So often in the business of writing business plans we meet first time entrepreneurs that believe that getting their hands on some startup capital from an investor is all they need. In many cases, novice entrepreneurs have solely that short goal in mind launching and finally starting to turn the wheels. However, it is important to realize that investment money comes with some responsibilities. So, here are a few pieces of advice on why not to accept outside funding without careful deliberation on issues that come hand in hand with the much needed capital. After all, picking an investor for your business might turn out to be more permanent than marriage. Therefore, understanding of the matter is essential.
Bootstrapping VS Accepting Debt Investment Capital If your business bootstrapped to get started, there is a chance that you will make a profit for yourself closing on your first sale. On the opposite side, when you have accepted a loan to get started in the moment you make that first dollar, at least some of it will go towards your debt and you are still a long way from making money for yourself.

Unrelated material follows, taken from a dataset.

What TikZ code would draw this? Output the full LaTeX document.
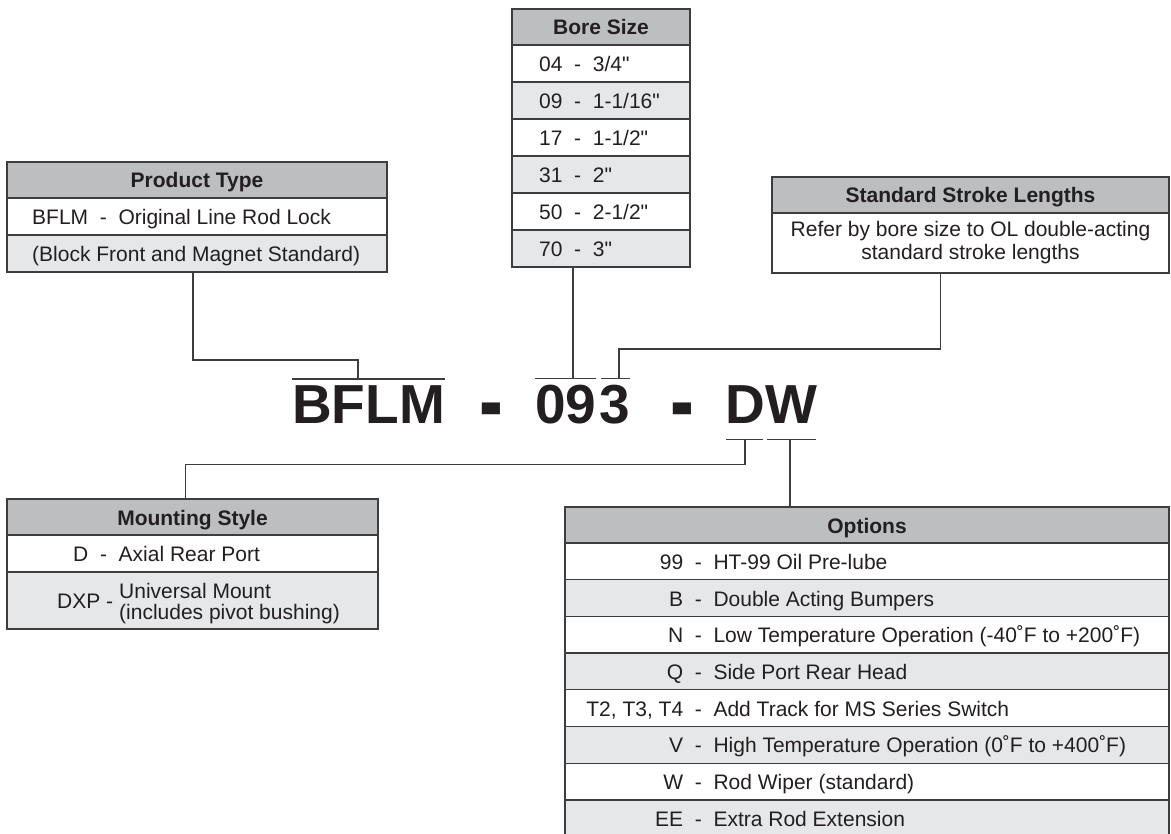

Investment Capital Comes at a Cost and it is not necessarily only the cost that you are expected to pay back in dollar amount. Often investors believe that they have the right to guide and advice your business as a way to manage their money. They might have their own idea of how to improve on the business, who should be in the managing team, and what business direction to take. If your angel investor knows nothing about your personal values, the building blocks of your own business, the daily choices and goals that are unique to you and your business it is likely that he/she will not be well equipped to take important decisions concerning the future of your business. The outside guidance might turn out to be more of conventional wisdom of an observer, could have no real connection to the realities of your business and could turn out to be destructive in the long run. If you believe in your vision and you want to execute it unaltered you might prefer not to rely on outside investment.
Investors as Your Business Coaches Most investors actually have experience in the industry that they invest in. As a first time entrepreneur most likely you dont. Your investor might in fact be a useful business coach that could guide you steadily around the pitfalls and could lead you toward the milestones. As they say Good judgment comes from experience but experience comes from bad judgment. So, it might be beneficial for you to consider learning from your investor.
In conclusion, neither the bootstrapping nor the raising capital strategy is fundamentally wrong or right. They both have pros and cons. Considering and weighing in on those can make all the difference for the future development of your business.